In harmony with the plain purport of the above statutory provisions, it has been held that, under the statute, controversies between the applicant and an agency in regard to commissions or fees payable under the contract should be first submitted to and decided by the Labor Commissioner. (Collier & Wallis, Ltd. v. Astor, 9 Cal. 2d 202 [70 P.2d 171]; Abraham Lehr, Inc. v. Cortez, 57 Cal. App. 2d 973 [135 P.2d 684]; see Friedlander v. Stanley Productions, 24 Cal. App. 2d 677 [76 P.2d 145].) And the authority granted the commissioner has been held valid inasmuch as the provisions of section 1647 of the Labor Code, supra, are interpreted as authorizing a complete new hearing in the superior court after an adverse decision by the commissioner. (Collier & Wallis, Ltd. v. Astor, supra.) *865

It is urged, however, that where, as here, the proceeding is not alone to recover for commissions or fees claimed to be due under an agency contract, but is also for damages for breach of the contract based upon the wrongful discharge of the agency by the applicant, and a question of which contract controls, the commissioner has no jurisdiction for the reason that the contract no longer exists. The cases, Abraham Lehr, Inc. v. Cortez, supra, and Friedlander v. Stanley Productions, supra [cf., Warner v. Marchetti, 52 Cal. App. 2d 172 [125 P.2d 838]; Haldor, Inc. v. Beebe, 72 Cal. App. 2d 357 [164 P.2d 568]], so hold. On the other hand, the facts in the Collier & Wallis, Ltd. v. Astor, supra, presented a case of damages for breach of contract arising from a wrongful discharge of the agency. While the point of distinction made in the Lehr and Friedlander cases was not discussed by this court in that case, the result of the decision was that no such distinction existed. The Lehr and Friedlander cases were based upon Hanes v. Coffee, 212 Cal. 777 [300 P. 963]. (See, also, Loving & Evans v. Blick, ante, p. 606 [204 P.2d 23]; Silva v. Mercier, ante, p. 704 [204 P.2d 609]; Johnson v. Atkins, 53 Cal. App. 2d 430 [127 P.2d 1027]; Stetson v. Orland Oil Syndicate, Ltd., 42 Cal. App. 2d 139 [108 P.2d 463].) The Hanes case did not involve an agency contract nor the powers of the Labor Commissioner. It was concerned with a lease having an arbitration clause to the effect that any questions of fact affecting the rights of the parties under the lease should be settled by arbitration. The lessor in his court action contended that by reason of the failure of the lessee to commence operations under the lease within the time limited, it never became operative, or, if it did, it was terminated. The court held that the arbitration clause did not embrace such a controversy for if the lessor's contentions were sustained there would be no lease and thus no arbitration clause.

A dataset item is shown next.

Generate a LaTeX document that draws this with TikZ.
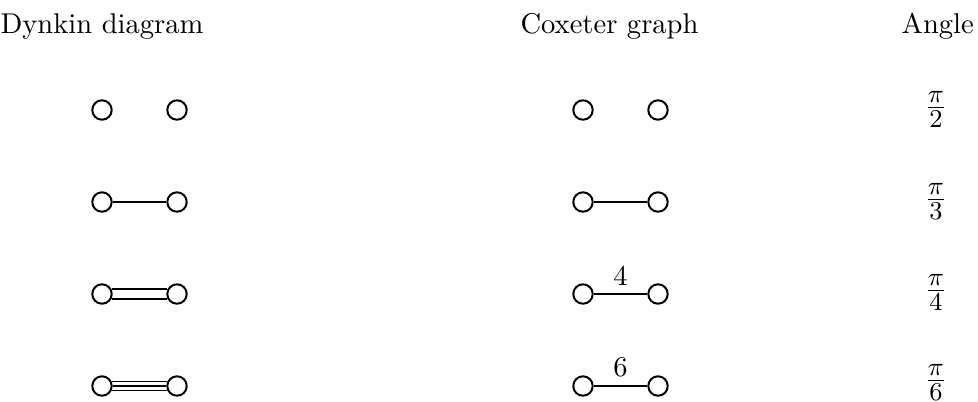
\documentclass[tikz,border=0pt]{standalone}
\begin{document}
\begin{tikzpicture}[x=0.35pt,y=-0.35pt,
  vert/.style={circle,draw,line width=0.7pt,minimum size=6.8pt,inner sep=0pt},
  edge/.style={line width=0.55pt},
  title/.style={anchor=base west,inner sep=0pt},
  ang/.style={anchor=base,inner sep=0pt,font=\fontsize{12.2}{15}\selectfont},
  lab/.style={anchor=base,inner sep=0pt}]
\useasboundingbox (0,0) rectangle (978,401);
\clip (0,0) rectangle (978,401);
% titles
\node[title] (t1) at (0,33) {Dynkin diagram};
\node[title] (t2) at (520,33) {Coxeter graph};
\node[title] (t3) at (901,33) {Angle};
% row 1
\node[vert] (d1a) at (102,110) {};
\node[vert] (d1b) at (177,110) {};
\node[vert] (c1a) at (583,110) {};
\node[vert] (c1b) at (658,110) {};
\node[ang] (a1) at (936,116) {$\frac{\pi}{2}$};
% row 2
\node[vert] (d2a) at (102,202) {};
\node[vert] (d2b) at (177,202) {};
\draw[edge] (d2a) -- (d2b);
\node[vert] (c2a) at (583,202) {};
\node[vert] (c2b) at (658,202) {};
\draw[edge] (c2a) -- (c2b);
\node[ang] (a2) at (936,208) {$\frac{\pi}{3}$};
% row 3
\node[vert] (d3a) at (102,294) {};
\node[vert] (d3b) at (177,294) {};
\draw[edge] (d3a.27) -- (d3b.153);
\draw[edge] (d3a.-27) -- (d3b.-153);
\node[vert] (c3a) at (583,294) {};
\node[vert] (c3b) at (658,294) {};
\draw[edge] (c3a) -- (c3b);
\node[lab] (l3) at (620.5,285) {4};
\node[ang] (a3) at (936,299) {$\frac{\pi}{4}$};
% row 4
\node[vert] (d4a) at (102,386) {};
\node[vert] (d4b) at (177,386) {};
\draw[edge] (d4a.26) -- (d4b.154);
\draw[edge] (d4a) -- (d4b);
\draw[edge] (d4a.-26) -- (d4b.-154);
\node[vert] (c4a) at (583,386) {};
\node[vert] (c4b) at (658,386) {};
\draw[edge] (c4a) -- (c4b);
\node[lab] (l4) at (620.5,376) {6};
\node[ang] (a4) at (936,389) {$\frac{\pi}{6}$};
\end{tikzpicture}
\end{document}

We do not believe that this case should be controlled by the Hanes case or those cited as supporting its holding (supra). The scope of the power of the Labor Commissioner to settle disputes between an agency and applicant relating to their dealings with reference to the former obtaining employment for the latter is broader than that of the arbitrator involved in those cases.

It is apparent from the wording of the statute, the policy expressed thereby, and the practicalities of the situation, that the Labor Commissioner is given power to settle all disputes *866 between the agency and applicant arising from their dealings with each other with respect to the agency-applicant relationship embraced within the Labor Code provisions regulating employment agencies. As we have seen, the statute is broad and comprehensive and it is indicated by sections 1647 and 1647.5 (supra), in permitting an alternative to a hearing by the commissioner and the other provisions, that the commissioner is empowered to hear and determine all such disputes including the existence of the contract, termination, liability thereunder and the like. To hold to the contrary might mean that there would be a splitting of the dispute arising out of one transaction whereby a court would hear and determine a part of the issues involved, and the commissioner another, such as where damages are claimed for a wrongful discharge as well as commissions claimed to be due before the wrongful discharge. The creation of such an anomalous situation should not be said to have been the legislative intent.

Therefore, to carry out the policy and purpose of the Labor Code provisions, it requires the conclusion that the construction given to an arbitration clause in Hanes v. Coffee, supra, should not be applied to the Labor Code provisions here examined. Therefore, Abraham Lehr, Inc. v. Cortez, supra, and Friedlander v. Stanley Productions, supra, insofar as they are in conflict with the holding herein, are disapproved.

The judgment is reversed.

Gibson, C.J., Shenk, J., Edmonds, J., Traynor, J., Schauer, J., and Spence, J., concurred.